Charts and diagrams as code
+ + + +

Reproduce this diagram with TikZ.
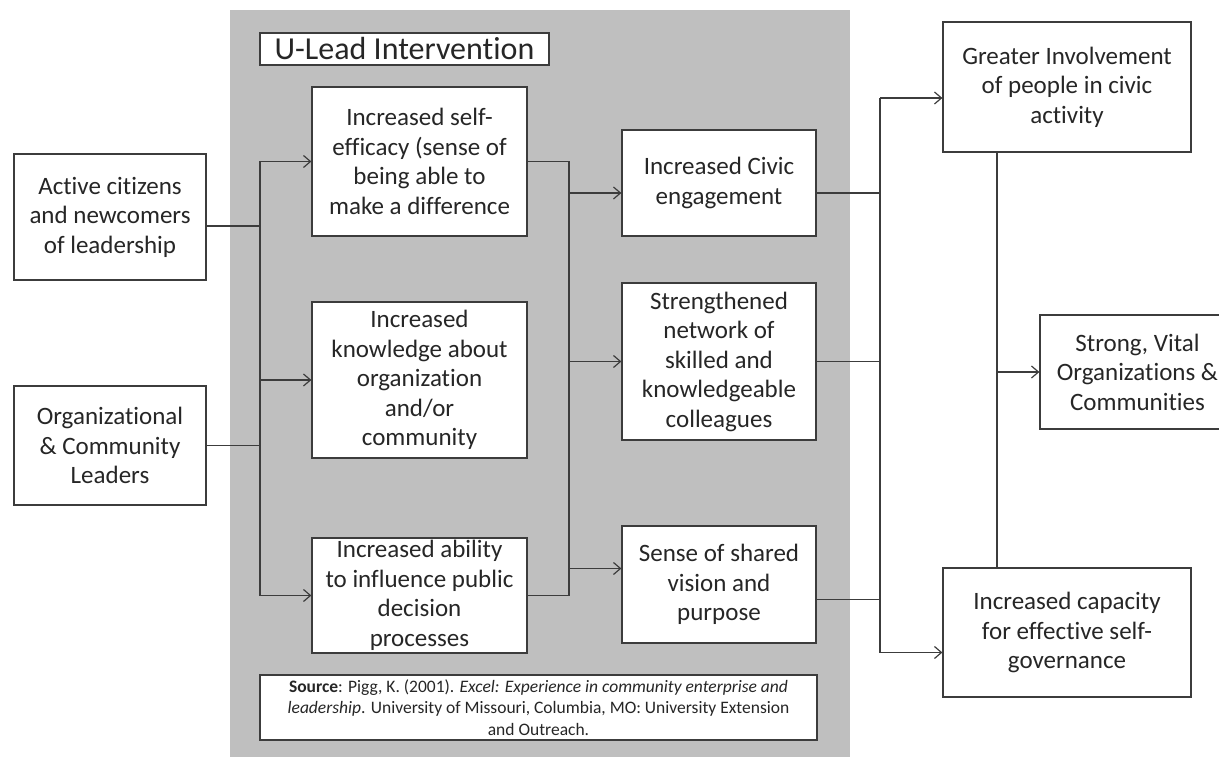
\documentclass[tikz,border=0pt]{standalone}
\usepackage{fontspec}
\setmainfont[RawFeature={-liga}]{Carlito}
\usetikzlibrary{arrows.meta}
\definecolor{panelgray}{RGB}{191,191,191}
\definecolor{linegray}{RGB}{60,60,60}

\begin{document}
\begin{tikzpicture}[x=1pt,y=-1pt,
        >={Straight Barb[length=7pt,width=12pt]},
        box/.style={draw=linegray,line width=1.2pt,fill=white,align=center,inner sep=0pt,
            font=\fontsize{25}{29.5}\selectfont,text=black!85},
        link/.style={draw=linegray,line width=1.2pt}]
        \useasboundingbox (0,0) rectangle (1219,757);
        \fill[panelgray](230,10) rectangle (850,757);
        \node[box,minimum width=289,minimum height=32,font=\fontsize{32}{34}\selectfont](title) at (404.5,49){U-Lead Intervention};
        \node[box,minimum width=192,minimum height=126](act) at (110,217){Active citizens\\and newcomers\\of leadership};
        \node[box,minimum width=192,minimum height=119](org) at (110,445.5){Organizational\\\& Community\\Leaders};
        \node[box,minimum width=215,minimum height=149](eff) at (419.5,161.5){Increased self-\\efficacy (sense of\\being able to\\make a difference};
        \node[box,minimum width=215,minimum height=156](know) at (419.5,380){Increased\\knowledge about\\organization\\and/or\\community};
        \node[box,minimum width=215,minimum height=115](abil) at (419.5,595.5){Increased ability\\to influence public\\decision\\processes};
        \node[box,minimum width=194,minimum height=106](civ) at (719,183){Increased Civic\\engagement};
        \node[box,minimum width=194,minimum height=157](net) at (719,361.5){Strengthened\\network of\\skilled and\\knowledgeable\\colleagues};
        \node[box,minimum width=194,minimum height=117](vis) at (719,584.5){Sense of shared\\vision and\\purpose};
        \node[box,minimum width=248,minimum height=130](inv) at (1067,87){Greater Involvement\\of people in civic\\activity};
        \node[box,minimum width=248,minimum height=129](cap) at (1067,632.5){Increased capacity\\for effective self-\\governance};
        \node[box,minimum width=195,minimum height=114](vital) at (1137.5,372){Strong, Vital\\Organizations \&\\Communities};
        \node[box,minimum width=557,minimum height=65,font=\fontsize{17.5}{21.5}\selectfont](src) at (538.5,707.5){\textbf{Source}: Pigg, K. (2001). \textit{Excel: Experience in community enterprise and}\\\textit{leadership}. University of Missouri, Columbia, MO: University Extension\\and Outreach.};
        \coordinate (tl) at (260,0);
        \coordinate (tm) at (569,0);
        \coordinate (tr) at (880,0);
        \coordinate (tf) at (997,0);
        \coordinate (actout) at ([yshift=-9pt]act.east);
        \coordinate (civin) at ([yshift=-10pt]civ.west);
        \coordinate (visin) at ([yshift=16pt]vis.west);
        \coordinate (civout) at ([yshift=-10pt]civ.east);
        \coordinate (visout) at ([yshift=-15pt]vis.east);
        \coordinate (invin) at ([yshift=-11pt]inv.west);
        \coordinate (capin) at ([yshift=-20pt]cap.west);
        \draw[link](actout)--(actout -| tl);
        \draw[link](org.east)--(org.east -| tl);
        \draw[link](eff.west -| tl)--(abil.west -| tl);
        \foreach \n in {eff,know,abil}{
            \draw[link,->](\n.west -| tl)--(\n.west);
        }
        \draw[link](eff.east)--(eff.east -| tm)--(abil.east -| tm)--(abil.east);
        \foreach \n in {civin,net.west,visin}{
            \draw[link,->](\n -| tm)--(\n);
        }
        \draw[link](civout)--(civout -| tr);
        \draw[link](net.east)--(net.east -| tr);
        \draw[link](visout)--(visout -| tr);
        \draw[link](invin -| tr)--(capin -| tr);
        \foreach \n in {invin,capin}{
            \draw[link,->](\n -| tr)--(\n);
        }
        \draw[link](inv.south -| tf)--(cap.north -| tf);
        \draw[link,->](vital.west -| tf)--(vital.west);
    \end{tikzpicture}
\end{document}
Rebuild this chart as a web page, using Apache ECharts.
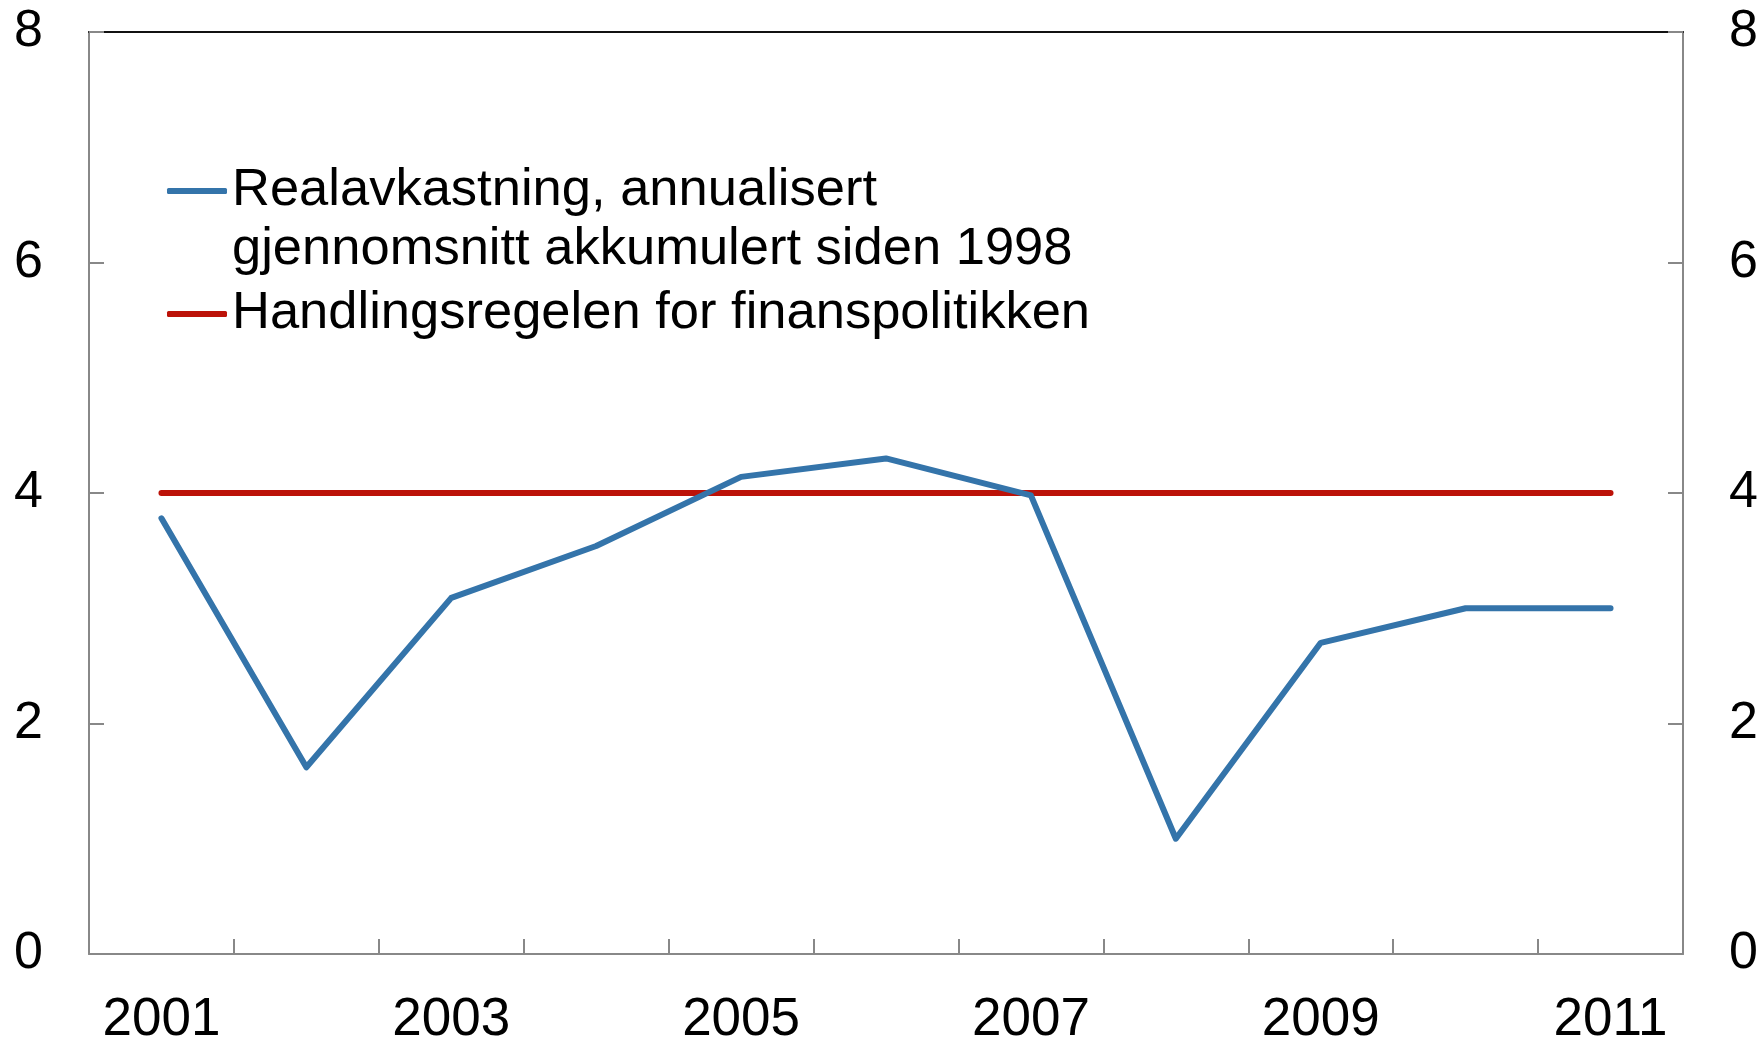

+ + + +

Exercise task
Copy out the whole listing exactly, and don't carry over any pictures.

The reply
Reproduce this diagram with TikZ.
\documentclass[tikz,border=0pt]{standalone}
\usepackage{fontspec}
\setmainfont[RawFeature={-liga}]{Carlito}
\usetikzlibrary{arrows.meta}
\definecolor{panelgray}{RGB}{191,191,191}
\definecolor{linegray}{RGB}{60,60,60}

\begin{document}
\begin{tikzpicture}[x=1pt,y=-1pt,
        >={Straight Barb[length=7pt,width=12pt]},
        box/.style={draw=linegray,line width=1.2pt,fill=white,align=center,inner sep=0pt,
            font=\fontsize{25}{29.5}\selectfont,text=black!85},
        link/.style={draw=linegray,line width=1.2pt}]
        \useasboundingbox (0,0) rectangle (1219,757);
        \fill[panelgray](230,10) rectangle (850,757);
        \node[box,minimum width=289,minimum height=32,font=\fontsize{32}{34}\selectfont](title) at (404.5,49){U-Lead Intervention};
        \node[box,minimum width=192,minimum height=126](act) at (110,217){Active citizens\\and newcomers\\of leadership};
        \node[box,minimum width=192,minimum height=119](org) at (110,445.5){Organizational\\\& Community\\Leaders};
        \node[box,minimum width=215,minimum height=149](eff) at (419.5,161.5){Increased self-\\efficacy (sense of\\being able to\\make a difference};
        \node[box,minimum width=215,minimum height=156](know) at (419.5,380){Increased\\knowledge about\\organization\\and/or\\community};
        \node[box,minimum width=215,minimum height=115](abil) at (419.5,595.5){Increased ability\\to influence public\\decision\\processes};
        \node[box,minimum width=194,minimum height=106](civ) at (719,183){Increased Civic\\engagement};
        \node[box,minimum width=194,minimum height=157](net) at (719,361.5){Strengthened\\network of\\skilled and\\knowledgeable\\colleagues};
        \node[box,minimum width=194,minimum height=117](vis) at (719,584.5){Sense of shared\\vision and\\purpose};
        \node[box,minimum width=248,minimum height=130](inv) at (1067,87){Greater Involvement\\of people in civic\\activity};
        \node[box,minimum width=248,minimum height=129](cap) at (1067,632.5){Increased capacity\\for effective self-\\governance};
        \node[box,minimum width=195,minimum height=114](vital) at (1137.5,372){Strong, Vital\\Organizations \&\\Communities};
        \node[box,minimum width=557,minimum height=65,font=\fontsize{17.5}{21.5}\selectfont](src) at (538.5,707.5){\textbf{Source}: Pigg, K. (2001). \textit{Excel: Experience in community enterprise and}\\\textit{leadership}. University of Missouri, Columbia, MO: University Extension\\and Outreach.};
        \coordinate (tl) at (260,0);
        \coordinate (tm) at (569,0);
        \coordinate (tr) at (880,0);
        \coordinate (tf) at (997,0);
        \coordinate (actout) at ([yshift=-9pt]act.east);
        \coordinate (civin) at ([yshift=-10pt]civ.west);
        \coordinate (visin) at ([yshift=16pt]vis.west);
        \coordinate (civout) at ([yshift=-10pt]civ.east);
        \coordinate (visout) at ([yshift=-15pt]vis.east);
        \coordinate (invin) at ([yshift=-11pt]inv.west);
        \coordinate (capin) at ([yshift=-20pt]cap.west);
        \draw[link](actout)--(actout -| tl);
        \draw[link](org.east)--(org.east -| tl);
        \draw[link](eff.west -| tl)--(abil.west -| tl);
        \foreach \n in {eff,know,abil}{
            \draw[link,->](\n.west -| tl)--(\n.west);
        }
        \draw[link](eff.east)--(eff.east -| tm)--(abil.east -| tm)--(abil.east);
        \foreach \n in {civin,net.west,visin}{
            \draw[link,->](\n -| tm)--(\n);
        }
        \draw[link](civout)--(civout -| tr);
        \draw[link](net.east)--(net.east -| tr);
        \draw[link](visout)--(visout -| tr);
        \draw[link](invin -| tr)--(capin -| tr);
        \foreach \n in {invin,capin}{
            \draw[link,->](\n -| tr)--(\n);
        }
        \draw[link](inv.south -| tf)--(cap.north -| tf);
        \draw[link,->](vital.west -| tf)--(vital.west);
    \end{tikzpicture}
\end{document}
Rebuild this chart as a web page, using Apache ECharts.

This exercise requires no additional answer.